## Request
Up to and including the line with "const yTitle = 'Soil cultivation results, %';", please set down the entries below exactly, starting from the first line.

Entries with chart source code:
________

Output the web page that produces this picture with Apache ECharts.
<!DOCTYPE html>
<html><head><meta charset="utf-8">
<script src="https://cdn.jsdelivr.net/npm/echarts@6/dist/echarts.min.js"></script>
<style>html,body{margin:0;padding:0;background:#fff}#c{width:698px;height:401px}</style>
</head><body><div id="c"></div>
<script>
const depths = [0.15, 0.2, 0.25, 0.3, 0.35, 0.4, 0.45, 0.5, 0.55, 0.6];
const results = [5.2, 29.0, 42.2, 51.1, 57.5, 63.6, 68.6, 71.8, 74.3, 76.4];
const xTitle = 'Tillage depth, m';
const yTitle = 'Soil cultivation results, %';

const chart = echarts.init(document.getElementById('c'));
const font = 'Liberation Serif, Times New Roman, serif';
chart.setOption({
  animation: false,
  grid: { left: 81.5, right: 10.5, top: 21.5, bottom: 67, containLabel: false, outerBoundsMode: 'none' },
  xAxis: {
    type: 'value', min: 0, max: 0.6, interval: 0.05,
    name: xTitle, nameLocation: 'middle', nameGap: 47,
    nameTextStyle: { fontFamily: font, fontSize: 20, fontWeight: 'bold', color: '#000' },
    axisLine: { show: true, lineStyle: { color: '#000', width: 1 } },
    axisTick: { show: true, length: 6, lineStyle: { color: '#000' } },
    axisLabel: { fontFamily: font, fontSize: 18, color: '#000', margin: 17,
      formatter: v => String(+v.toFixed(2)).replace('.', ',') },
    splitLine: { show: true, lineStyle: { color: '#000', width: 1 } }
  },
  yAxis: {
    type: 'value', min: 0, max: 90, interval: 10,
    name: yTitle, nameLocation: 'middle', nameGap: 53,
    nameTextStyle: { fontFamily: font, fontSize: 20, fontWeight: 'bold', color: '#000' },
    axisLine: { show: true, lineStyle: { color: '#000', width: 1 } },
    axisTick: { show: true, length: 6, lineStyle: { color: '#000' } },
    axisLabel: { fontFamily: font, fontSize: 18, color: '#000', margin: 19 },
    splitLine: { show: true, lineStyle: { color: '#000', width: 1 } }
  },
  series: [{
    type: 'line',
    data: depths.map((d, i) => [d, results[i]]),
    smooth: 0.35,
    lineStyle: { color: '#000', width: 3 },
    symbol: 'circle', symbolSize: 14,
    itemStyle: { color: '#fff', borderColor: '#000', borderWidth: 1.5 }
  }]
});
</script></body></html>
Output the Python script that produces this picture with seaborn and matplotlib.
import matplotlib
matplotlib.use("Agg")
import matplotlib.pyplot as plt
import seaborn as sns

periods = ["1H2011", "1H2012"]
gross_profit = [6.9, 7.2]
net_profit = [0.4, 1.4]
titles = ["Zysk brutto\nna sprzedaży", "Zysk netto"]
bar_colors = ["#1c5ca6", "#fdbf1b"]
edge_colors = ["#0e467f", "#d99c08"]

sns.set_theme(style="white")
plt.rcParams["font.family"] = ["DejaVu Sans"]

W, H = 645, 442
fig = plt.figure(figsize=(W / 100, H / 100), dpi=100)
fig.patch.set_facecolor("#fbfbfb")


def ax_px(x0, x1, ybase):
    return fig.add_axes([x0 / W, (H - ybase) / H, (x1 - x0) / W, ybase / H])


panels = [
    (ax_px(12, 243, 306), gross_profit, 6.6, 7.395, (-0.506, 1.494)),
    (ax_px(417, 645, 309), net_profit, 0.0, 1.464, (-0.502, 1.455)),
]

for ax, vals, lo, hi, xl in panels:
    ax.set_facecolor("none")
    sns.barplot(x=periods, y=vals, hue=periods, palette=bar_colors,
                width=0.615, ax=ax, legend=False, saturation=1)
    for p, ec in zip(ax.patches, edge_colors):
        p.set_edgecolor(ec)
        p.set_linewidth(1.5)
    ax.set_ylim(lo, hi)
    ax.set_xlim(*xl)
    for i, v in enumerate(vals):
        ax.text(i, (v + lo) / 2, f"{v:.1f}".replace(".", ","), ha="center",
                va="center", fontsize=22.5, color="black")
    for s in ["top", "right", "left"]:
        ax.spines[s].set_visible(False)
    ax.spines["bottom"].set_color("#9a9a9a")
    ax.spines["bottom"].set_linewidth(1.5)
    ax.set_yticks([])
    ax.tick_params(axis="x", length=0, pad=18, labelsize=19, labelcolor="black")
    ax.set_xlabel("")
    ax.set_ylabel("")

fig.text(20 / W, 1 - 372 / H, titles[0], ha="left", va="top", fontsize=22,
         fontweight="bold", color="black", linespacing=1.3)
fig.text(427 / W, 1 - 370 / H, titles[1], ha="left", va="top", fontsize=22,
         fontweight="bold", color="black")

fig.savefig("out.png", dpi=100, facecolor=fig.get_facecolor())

________

## Result of this task
Output the web page that produces this picture with Apache ECharts.
<!DOCTYPE html>
<html><head><meta charset="utf-8">
<script src="https://cdn.jsdelivr.net/npm/echarts@6/dist/echarts.min.js"></script>
<style>html,body{margin:0;padding:0;background:#fff}#c{width:698px;height:401px}</style>
</head><body><div id="c"></div>
<script>
const depths = [0.15, 0.2, 0.25, 0.3, 0.35, 0.4, 0.45, 0.5, 0.55, 0.6];
const results = [5.2, 29.0, 42.2, 51.1, 57.5, 63.6, 68.6, 71.8, 74.3, 76.4];
const xTitle = 'Tillage depth, m';
const yTitle = 'Soil cultivation results, %';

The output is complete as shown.